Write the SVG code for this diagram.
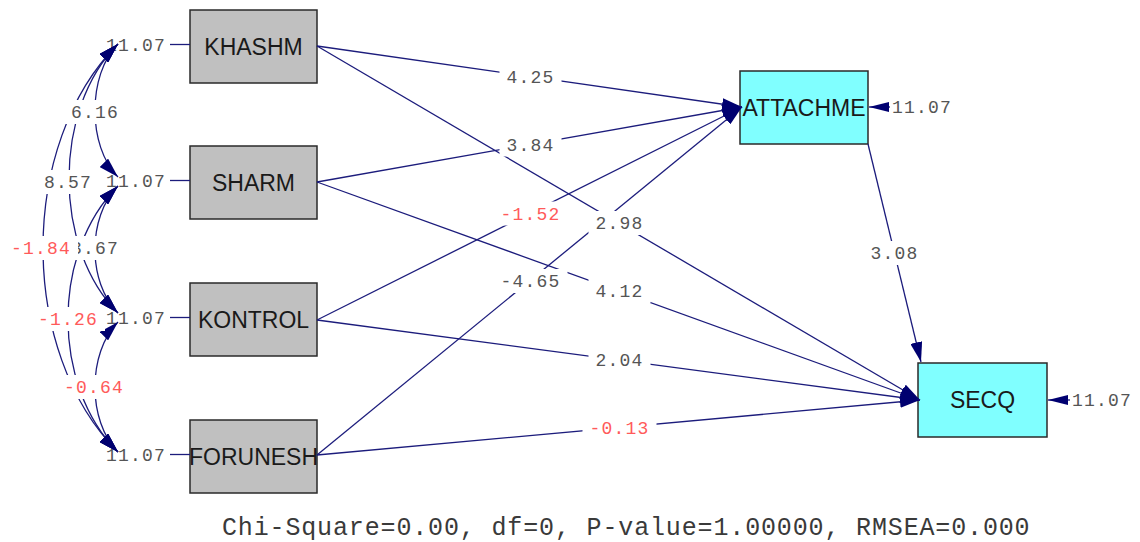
<svg xmlns="http://www.w3.org/2000/svg" width="1140" height="542" viewBox="0 0 1140 542">
  <style>
    .box { stroke: #2a2a2a; stroke-width: 1.5; }
    .obs { fill: #c0c0c0; }
    .lat { fill: #80ffff; }
    .name { font-family: "Liberation Sans", Arial, sans-serif; font-size: 23px; fill: #1a1a1a; text-anchor: middle; }
    .c { fill: none; stroke: #1c1c7c; stroke-width: 1.3; }
    .num { font-family: "Liberation Mono", "DejaVu Sans Mono", monospace; font-size: 18px; letter-spacing: 1.2px; text-anchor: middle; }
    .pos { fill: #555555; }
    .neg { fill: #ff5a5a; }
    .bg { fill: #ffffff; }
    .fit { font-family: "Liberation Mono", "DejaVu Sans Mono", monospace; font-size: 25px; letter-spacing: 0.85px; fill: #3a3a3a; }
  </style>
  <defs>
    <marker id="ah" viewBox="0 0 20 12" refX="20" refY="6" markerWidth="20" markerHeight="12" markerUnits="userSpaceOnUse" orient="auto">
      <path d="M0,0 L20,6 L0,12 z" fill="#000070"/>
    </marker>
    <marker id="ah2" viewBox="0 0 20 12" refX="20" refY="6" markerWidth="20" markerHeight="12" markerUnits="userSpaceOnUse" orient="auto-start-reverse">
      <path d="M0,0 L20,6 L0,12 z" fill="#000070"/>
    </marker>
    <marker id="ahs" viewBox="0 0 20 10" refX="20" refY="5" markerWidth="20" markerHeight="10" markerUnits="userSpaceOnUse" orient="auto">
      <path d="M0,0 L20,5 L0,10 z" fill="#000070"/>
    </marker>
  </defs>

  <rect width="1140" height="542" fill="#ffffff"/>

  <!-- observed variables -->
  <g id="KHASHM">
    <rect class="box obs" x="190" y="10" width="127" height="73"/>
    <text class="name" x="253.5" y="54.5">KHASHM</text>
  </g>
  <g id="SHARM">
    <rect class="box obs" x="190" y="146" width="127" height="73"/>
    <text class="name" x="253.5" y="190.5">SHARM</text>
  </g>
  <g id="KONTROL">
    <rect class="box obs" x="190" y="283" width="127" height="73"/>
    <text class="name" x="253.5" y="327.5">KONTROL</text>
  </g>
  <g id="FORUNESH">
    <rect class="box obs" x="190" y="420" width="127" height="73"/>
    <text class="name" x="253.5" y="464.5">FORUNESH</text>
  </g>
  <g id="ATTACHME">
    <rect class="box lat" x="740" y="71" width="128" height="73"/>
    <text class="name" x="804" y="115.5">ATTACHME</text>
  </g>
  <g id="SECQ">
    <rect class="box lat" x="918" y="363" width="129" height="74"/>
    <text class="name" x="982.5" y="408">SECQ</text>
  </g>

  <!-- error variances -->
  <g id="errors">
    <text class="num pos" x="136" y="50.5">11.07</text>
    <text class="num pos" x="136" y="187">11.07</text>
    <text class="num pos" x="136" y="323.5">11.07</text>
    <text class="num pos" x="136" y="461">11.07</text>
    <text class="num pos" x="922" y="113">11.07</text>
    <text class="num pos" x="1102" y="406">11.07</text>
  </g>

  <g id="connectors">
    <!-- error terms -->
    <path class="c" d="M170,44.5 L190,44.5"/>
    <path class="c" d="M170,180.5 L190,180.5"/>
    <path class="c" d="M170,317.5 L190,317.5"/>
    <path class="c" d="M170,454.5 L190,454.5"/>
    <path class="c" d="M890,107 L869,107" marker-end="url(#ahs)"/>
    <path class="c" d="M1070,400 L1048,400" marker-end="url(#ahs)"/>

    <!-- covariances among observed variables -->
    <path class="c" d="M118,44 C87.3,74.7 87.3,146.3 118,177" marker-start="url(#ah2)" marker-end="url(#ah2)"/>
    <path class="c" d="M118,44 C52.7,109.3 52.7,247.7 118,313" marker-start="url(#ah2)" marker-end="url(#ah2)"/>
    <path class="c" d="M118,186 C87.3,216.7 87.3,282.3 118,313" marker-start="url(#ah2)" marker-end="url(#ah2)"/>
    <path class="c" d="M118,44 C18,144 18,352 118,452" marker-start="url(#ah2)" marker-end="url(#ah2)"/>
    <path class="c" d="M118,186 C51.3,252.7 51.3,385.3 118,452" marker-start="url(#ah2)" marker-end="url(#ah2)"/>
    <path class="c" d="M118,322 C87.3,352.7 87.3,421.3 118,452" marker-start="url(#ah2)" marker-end="url(#ah2)"/>

    <!-- structural paths -->
    <path class="c" d="M317,46 L742,107" marker-end="url(#ah)"/>
    <path class="c" d="M317,46 L920,400" marker-end="url(#ah)"/>
    <path class="c" d="M317,182 L742,107" marker-end="url(#ah)"/>
    <path class="c" d="M317,182 L920,400" marker-end="url(#ah)"/>
    <path class="c" d="M317,320 L742,107" marker-end="url(#ah)"/>
    <path class="c" d="M317,320 L920,400" marker-end="url(#ah)"/>
    <path class="c" d="M317,455 L742,107" marker-end="url(#ah)"/>
    <path class="c" d="M317,455 L920,400" marker-end="url(#ah)"/>
    <path class="c" d="M868,144 L921,362" marker-end="url(#ah)"/>

    <!-- estimates -->
    <g id="path-labels">
      <rect class="bg" x="499.5" y="64.5" width="62" height="24"/>
      <text class="num pos" x="530.5" y="82.8">4.25</text>
      <rect class="bg" x="588.5" y="211" width="62" height="24"/>
      <text class="num pos" x="619.5" y="229.3">2.98</text>
      <rect class="bg" x="499.5" y="132.5" width="62" height="24"/>
      <text class="num pos" x="530.5" y="150.8">3.84</text>
      <rect class="bg" x="588.5" y="279" width="62" height="24"/>
      <text class="num pos" x="619.5" y="297.3">4.12</text>
      <rect class="bg" x="493.5" y="201.5" width="74" height="24"/>
      <text class="num neg" x="530.5" y="219.8">-1.52</text>
      <rect class="bg" x="588.5" y="348" width="62" height="24"/>
      <text class="num pos" x="619.5" y="366.3">2.04</text>
      <rect class="bg" x="493.5" y="269" width="74" height="24"/>
      <text class="num pos" x="530.5" y="287.3">-4.65</text>
      <rect class="bg" x="582.5" y="415.5" width="74" height="24"/>
      <text class="num neg" x="619.5" y="433.8">-0.13</text>
      <rect class="bg" x="863.5" y="241" width="62" height="24"/>
      <text class="num pos" x="894.5" y="259.3">3.08</text>
    </g>
    <g id="covariance-labels">
      <rect class="bg" x="64" y="100" width="62" height="24"/>
      <text class="num pos" x="95" y="118.3">6.16</text>
      <rect class="bg" x="37" y="170" width="62" height="24"/>
      <text class="num pos" x="68" y="188.3">8.57</text>
      <rect class="bg" x="64" y="236" width="62" height="24"/>
      <text class="num pos" x="95" y="254.3">3.67</text>
      <rect class="bg" x="4" y="236" width="74" height="24"/>
      <text class="num neg" x="41" y="254.3">-1.84</text>
      <rect class="bg" x="31" y="307" width="74" height="24"/>
      <text class="num neg" x="68" y="325.3">-1.26</text>
      <rect class="bg" x="57" y="375" width="74" height="24"/>
      <text class="num neg" x="94" y="393.3">-0.64</text>
    </g>
  </g>

  <text class="fit" x="222" y="535">Chi-Square=0.00, df=0, P-value=1.00000, RMSEA=0.000</text>
</svg>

________

# [INSTRUCTION]
Output a faithful copy of the data, with each picture left out.

# [ANSWER TO THE TASK]
Write the SVG code for this diagram.
<svg xmlns="http://www.w3.org/2000/svg" width="1140" height="542" viewBox="0 0 1140 542">
  <style>
    .box { stroke: #2a2a2a; stroke-width: 1.5; }
    .obs { fill: #c0c0c0; }
    .lat { fill: #80ffff; }
    .name { font-family: "Liberation Sans", Arial, sans-serif; font-size: 23px; fill: #1a1a1a; text-anchor: middle; }
    .c { fill: none; stroke: #1c1c7c; stroke-width: 1.3; }
    .num { font-family: "Liberation Mono", "DejaVu Sans Mono", monospace; font-size: 18px; letter-spacing: 1.2px; text-anchor: middle; }
    .pos { fill: #555555; }
    .neg { fill: #ff5a5a; }
    .bg { fill: #ffffff; }
    .fit { font-family: "Liberation Mono", "DejaVu Sans Mono", monospace; font-size: 25px; letter-spacing: 0.85px; fill: #3a3a3a; }
  </style>
  <defs>
    <marker id="ah" viewBox="0 0 20 12" refX="20" refY="6" markerWidth="20" markerHeight="12" markerUnits="userSpaceOnUse" orient="auto">
      <path d="M0,0 L20,6 L0,12 z" fill="#000070"/>
    </marker>
    <marker id="ah2" viewBox="0 0 20 12" refX="20" refY="6" markerWidth="20" markerHeight="12" markerUnits="userSpaceOnUse" orient="auto-start-reverse">
      <path d="M0,0 L20,6 L0,12 z" fill="#000070"/>
    </marker>
    <marker id="ahs" viewBox="0 0 20 10" refX="20" refY="5" markerWidth="20" markerHeight="10" markerUnits="userSpaceOnUse" orient="auto">
      <path d="M0,0 L20,5 L0,10 z" fill="#000070"/>
    </marker>
  </defs>

  <rect width="1140" height="542" fill="#ffffff"/>

  <!-- observed variables -->
  <g id="KHASHM">
    <rect class="box obs" x="190" y="10" width="127" height="73"/>
    <text class="name" x="253.5" y="54.5">KHASHM</text>
  </g>
  <g id="SHARM">
    <rect class="box obs" x="190" y="146" width="127" height="73"/>
    <text class="name" x="253.5" y="190.5">SHARM</text>
  </g>
  <g id="KONTROL">
    <rect class="box obs" x="190" y="283" width="127" height="73"/>
    <text class="name" x="253.5" y="327.5">KONTROL</text>
  </g>
  <g id="FORUNESH">
    <rect class="box obs" x="190" y="420" width="127" height="73"/>
    <text class="name" x="253.5" y="464.5">FORUNESH</text>
  </g>
  <g id="ATTACHME">
    <rect class="box lat" x="740" y="71" width="128" height="73"/>
    <text class="name" x="804" y="115.5">ATTACHME</text>
  </g>
  <g id="SECQ">
    <rect class="box lat" x="918" y="363" width="129" height="74"/>
    <text class="name" x="982.5" y="408">SECQ</text>
  </g>

  <!-- error variances -->
  <g id="errors">
    <text class="num pos" x="136" y="50.5">11.07</text>
    <text class="num pos" x="136" y="187">11.07</text>
    <text class="num pos" x="136" y="323.5">11.07</text>
    <text class="num pos" x="136" y="461">11.07</text>
    <text class="num pos" x="922" y="113">11.07</text>
    <text class="num pos" x="1102" y="406">11.07</text>
  </g>

  <g id="connectors">
    <!-- error terms -->
    <path class="c" d="M170,44.5 L190,44.5"/>
    <path class="c" d="M170,180.5 L190,180.5"/>
    <path class="c" d="M170,317.5 L190,317.5"/>
    <path class="c" d="M170,454.5 L190,454.5"/>
    <path class="c" d="M890,107 L869,107" marker-end="url(#ahs)"/>
    <path class="c" d="M1070,400 L1048,400" marker-end="url(#ahs)"/>

    <!-- covariances among observed variables -->
    <path class="c" d="M118,44 C87.3,74.7 87.3,146.3 118,177" marker-start="url(#ah2)" marker-end="url(#ah2)"/>
    <path class="c" d="M118,44 C52.7,109.3 52.7,247.7 118,313" marker-start="url(#ah2)" marker-end="url(#ah2)"/>
    <path class="c" d="M118,186 C87.3,216.7 87.3,282.3 118,313" marker-start="url(#ah2)" marker-end="url(#ah2)"/>
    <path class="c" d="M118,44 C18,144 18,352 118,452" marker-start="url(#ah2)" marker-end="url(#ah2)"/>
    <path class="c" d="M118,186 C51.3,252.7 51.3,385.3 118,452" marker-start="url(#ah2)" marker-end="url(#ah2)"/>
    <path class="c" d="M118,322 C87.3,352.7 87.3,421.3 118,452" marker-start="url(#ah2)" marker-end="url(#ah2)"/>

    <!-- structural paths -->
    <path class="c" d="M317,46 L742,107" marker-end="url(#ah)"/>
    <path class="c" d="M317,46 L920,400" marker-end="url(#ah)"/>
    <path class="c" d="M317,182 L742,107" marker-end="url(#ah)"/>
    <path class="c" d="M317,182 L920,400" marker-end="url(#ah)"/>
    <path class="c" d="M317,320 L742,107" marker-end="url(#ah)"/>
    <path class="c" d="M317,320 L920,400" marker-end="url(#ah)"/>
    <path class="c" d="M317,455 L742,107" marker-end="url(#ah)"/>
    <path class="c" d="M317,455 L920,400" marker-end="url(#ah)"/>
    <path class="c" d="M868,144 L921,362" marker-end="url(#ah)"/>

    <!-- estimates -->
    <g id="path-labels">
      <rect class="bg" x="499.5" y="64.5" width="62" height="24"/>
      <text class="num pos" x="530.5" y="82.8">4.25</text>
      <rect class="bg" x="588.5" y="211" width="62" height="24"/>
      <text class="num pos" x="619.5" y="229.3">2.98</text>
      <rect class="bg" x="499.5" y="132.5" width="62" height="24"/>
      <text class="num pos" x="530.5" y="150.8">3.84</text>
      <rect class="bg" x="588.5" y="279" width="62" height="24"/>
      <text class="num pos" x="619.5" y="297.3">4.12</text>
      <rect class="bg" x="493.5" y="201.5" width="74" height="24"/>
      <text class="num neg" x="530.5" y="219.8">-1.52</text>
      <rect class="bg" x="588.5" y="348" width="62" height="24"/>
      <text class="num pos" x="619.5" y="366.3">2.04</text>
      <rect class="bg" x="493.5" y="269" width="74" height="24"/>
      <text class="num pos" x="530.5" y="287.3">-4.65</text>
      <rect class="bg" x="582.5" y="415.5" width="74" height="24"/>
      <text class="num neg" x="619.5" y="433.8">-0.13</text>
      <rect class="bg" x="863.5" y="241" width="62" height="24"/>
      <text class="num pos" x="894.5" y="259.3">3.08</text>
    </g>
    <g id="covariance-labels">
      <rect class="bg" x="64" y="100" width="62" height="24"/>
      <text class="num pos" x="95" y="118.3">6.16</text>
      <rect class="bg" x="37" y="170" width="62" height="24"/>
      <text class="num pos" x="68" y="188.3">8.57</text>
      <rect class="bg" x="64" y="236" width="62" height="24"/>
      <text class="num pos" x="95" y="254.3">3.67</text>
      <rect class="bg" x="4" y="236" width="74" height="24"/>
      <text class="num neg" x="41" y="254.3">-1.84</text>
      <rect class="bg" x="31" y="307" width="74" height="24"/>
      <text class="num neg" x="68" y="325.3">-1.26</text>
      <rect class="bg" x="57" y="375" width="74" height="24"/>
      <text class="num neg" x="94" y="393.3">-0.64</text>
    </g>
  </g>

  <text class="fit" x="222" y="535">Chi-Square=0.00, df=0, P-value=1.00000, RMSEA=0.000</text>
</svg>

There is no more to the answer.